The denial from the U.S. Circuit Court of Appeals for Washington, D.C., comes after a three-judge panel on the court unanimously ruled in August that the House Ways and Means Committee is allowed to obtain Trump’s tax records after a yearslong effort to secure them.
Trump can still appeal Thursday’s ruling to the Supreme Court. His lawyers have indicated in previous filings that they would appeal to the high court if the appeals court denied his request for a hearing.
NBC News has reached out to a Trump attorney for comment.
Democratic Rep. Richard Neal of Massachusetts, the Ways and Means chairman, said in a statement Thursday that the committee had waited “long enough” for the documents.
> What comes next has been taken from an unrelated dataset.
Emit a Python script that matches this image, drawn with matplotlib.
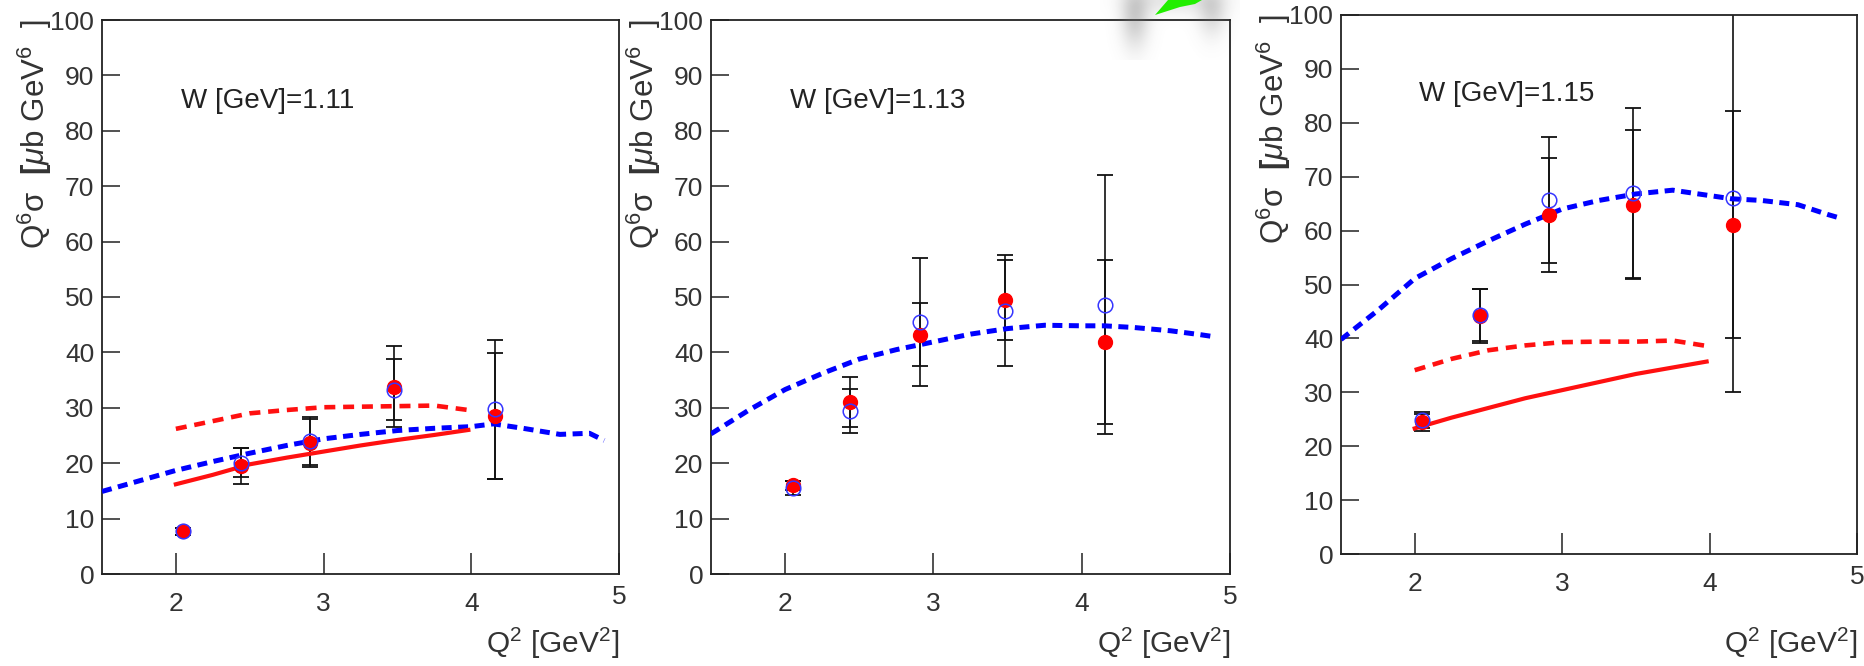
import matplotlib
matplotlib.use("Agg")
import matplotlib.pyplot as plt
import numpy as np
from matplotlib.patches import Polygon
from matplotlib import transforms

plt.rcParams['font.family'] = ['Liberation Sans', 'DejaVu Sans']
plt.rcParams['mathtext.fontset'] = 'custom'
plt.rcParams['mathtext.rm'] = 'Liberation Sans'
plt.rcParams['mathtext.it'] = 'Liberation Sans:italic'
plt.rcParams['mathtext.bf'] = 'Liberation Sans:bold'
plt.rcParams['mathtext.default'] = 'regular'

# measured points (same Q2 bins in every W panel)
q2_data = [2.05, 2.44, 2.91, 3.48, 4.16]
w_values = ['1.11', '1.13', '1.15']

red_val = [[7.7, 19.5, 23.7, 33.8, 28.5],
           [16.0, 31.0, 43.2, 49.4, 41.9],
           [24.4, 44.2, 62.9, 64.8, 61.1]]
red_err = [[0.6, 3.3, 4.3, 7.3, 11.4],
           [0.8, 4.5, 5.7, 7.2, 14.8],
           [1.5, 5.0, 10.6, 13.8, 21.0]]
blue_val = [[7.7, 20.1, 24.0, 33.3, 29.7],
            [15.5, 29.4, 45.5, 47.5, 48.6],
            [24.9, 44.3, 65.7, 67.0, 66.1]]
blue_err = [[0.6, 2.6, 4.4, 5.5, 12.6],
            [1.2, 4.0, 11.5, 10.0, 23.4],
            [1.5, 4.8, 11.7, 15.8, 36.0]]

# model curves
blue_q2 = [1.5, 1.75, 2.0, 2.25, 2.5, 2.75, 3.0, 3.25, 3.5, 3.75, 4.0, 4.15, 4.35, 4.6, 4.8, 4.9]
blue_curve = [[14.9, 16.8, 18.7, 20.3, 21.8, 23.2, 24.4, 25.2, 25.9, 26.3, 26.6, 27.1, 26.3, 25.2, 25.4, 24.1],
              [25.3, 29.5, 33.3, 36.2, 38.8, 40.5, 41.9, 43.3, 44.3, 44.9, 44.8, 44.8, 44.5, 43.9, 43.2, 42.8],
              [39.8, 45.2, 51.1, 54.8, 58.1, 61.2, 64.0, 65.6, 66.8, 67.5, 66.5, 65.9, 65.6, 64.8, 63.0, 62.2]]

red_q2 = [2.0, 2.25, 2.5, 2.75, 3.0, 3.25, 3.5, 3.75, 3.98]
red_dashed = [[26.2, 27.6, 29.0, 29.6, 30.1, 30.2, 30.3, 30.4, 29.6],
              None,
              [34.1, 36.2, 37.8, 38.7, 39.3, 39.4, 39.4, 39.6, 38.6]]
red_solid = [[16.2, 17.9, 19.8, 21.0, 22.1, 23.2, 24.2, 25.1, 26.0],
             None,
             [23.3, 25.3, 27.1, 28.9, 30.4, 31.9, 33.4, 34.6, 35.7]]

W, H = 1864, 666
fig = plt.figure(figsize=(W / 100, H / 100), dpi=100)

# panel boxes in pixels: left, right, top, bottom
boxes = [(102, 619, 20, 574), (711, 1230, 20, 574), (1341, 1857, 15, 554)]

for i, (l, r, t, b) in enumerate(boxes):
    ax = fig.add_axes([l / W, 1 - b / H, (r - l) / W, (b - t) / H])

    ax.errorbar(q2_data, blue_val[i], yerr=blue_err[i], fmt='none', ecolor='#111111',
                elinewidth=1.2, capsize=6, capthick=1.3, zorder=2)
    ax.errorbar(q2_data, red_val[i], yerr=red_err[i], fmt='none', ecolor='#111111',
                elinewidth=1.2, capsize=6, capthick=1.3, zorder=2)

    ax.plot(blue_q2, blue_curve[i], color='#0000ff', lw=3.6, ls=(0, (2.0, 1.3)), zorder=3)
    if red_dashed[i] is not None:
        ax.plot(red_q2, red_dashed[i], color='#ff1010', lw=3.3, ls=(0, (2.4, 1.7)), zorder=3)
        ax.plot(red_q2, red_solid[i], color='#ff1010', lw=3.0, zorder=3)

    ax.plot(q2_data, red_val[i], 'o', color='#ff0000', ms=10, mec='#ff0000', zorder=4)
    ax.plot(q2_data, blue_val[i], 'o', mfc='none', mec='#3535ff', ms=10.5, mew=1.1, zorder=5)

    ax.set_xlim(1.5, 5)
    ax.set_ylim(0, 100)
    ax.set_xticks([2, 3, 4, 5])
    ax.set_yticks(range(0, 101, 10))
    ax.tick_params(axis='y', direction='in', length=13, width=1.1, pad=5.5,
                   labelsize=19, color='#222222', labelcolor='#333333')
    ax.tick_params(axis='x', direction='in', length=15, width=1.1, pad=13,
                   labelsize=19, color='#222222', labelcolor='#333333')
    for sp in ax.spines.values():
        sp.set_linewidth(1.3)
        sp.set_color('#222222')

    # last x label sits a bit higher
    lab5 = ax.get_xticklabels()[-1]
    lab5.set_transform(lab5.get_transform() +
                       transforms.ScaledTranslation(0, 0.07, fig.dpi_scale_trans))

    ax.set_ylabel(r'Q$^{6}$σ  $\mathbf{[}\mathit{\mu}$b GeV$^{6}$  ]', fontsize=22.5,
                  color='#333333', loc='top')
    ax.yaxis.set_label_coords(-48 / (r - l), 1.0)
    ax.set_xlabel(r'Q$^{2}$ [GeV$^{2}$]', fontsize=21.5, color='#333333', loc='right')
    ax.xaxis.set_label_coords(1.0, -(626 - b) / (b - t))

    ax.text(0.152, 0.853, 'W [GeV]=' + w_values[i], transform=ax.transAxes,
            fontsize=20, color='#222222', va='center', ha='left')

# cursor shadow and green pointer near the top edge
ov = fig.add_axes([1100 / W, 1 - 60 / H, 140 / W, 60 / H])
ov.set_xlim(1100, 1240)
ov.set_ylim(60, 0)
ov.axis('off')
xs, ys = np.meshgrid(np.arange(1100, 1240) + 0.5, np.arange(0, 60) + 0.5)
shade = (0.36 * np.exp(-0.5 * (((xs - 1135) / 10) ** 2 + ((ys - 16) / 22) ** 2))
         + 0.28 * np.exp(-0.5 * (((xs - 1212) / 10) ** 2 + ((ys - 10) / 18) ** 2))
         + 0.18 * np.exp(-0.5 * (((xs - 1175) / 32) ** 2 + ((ys - 0) / 10) ** 2)))
rgba = np.zeros((60, 140, 4))
rgba[..., :3] = 0.45
rgba[..., 3] = np.clip(shade, 0, 1)
ov.imshow(rgba, extent=(1100, 1240, 60, 0), interpolation='bilinear', aspect='auto')
ov.add_patch(Polygon([(1155, 15), (1168, 0), (1202, 0), (1195, 4), (1180, 7), (1155, 15)],
                     closed=True, color='#22ee00', lw=0))

fig.savefig('out.png', dpi=100)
Neal first filed a formal request with the Treasury Department for the tax records in April 2019.
“The law has always been on our side. Former President Trump has tried to delay the inevitable, but once again, the Court has affirmed the strength of our position,” Neal said. “We’ve waited long enough—we must begin our oversight of the IRS’s mandatory presidential audit program as soon as possible.”
The three-judge panel said in August that the House committee had the authority to obtain Trump’s tax records from the Treasury Department, upholding a district court ruling from late last year.
Democrats have been calling for Trump to release his tax returns ever since the 2016 presidential campaign. While no law requires presidential candidates to release their tax returns, almost every Republican and Democratic nominee in the modern era has disclosed their filings. Trump, however, has refused.
Thursday’s court ruling adds to Trump’s legal woes. A day earlier, his lawyers accepted service of the subpoena issued to him by the House committee investigating the Jan. 6 riot.
Separately, the Trump Organization’s criminal tax fraud trial began this week. Prosecutors allege the company was involved in a 15-year scheme to compensate top executives “off the books” to help them evade taxes.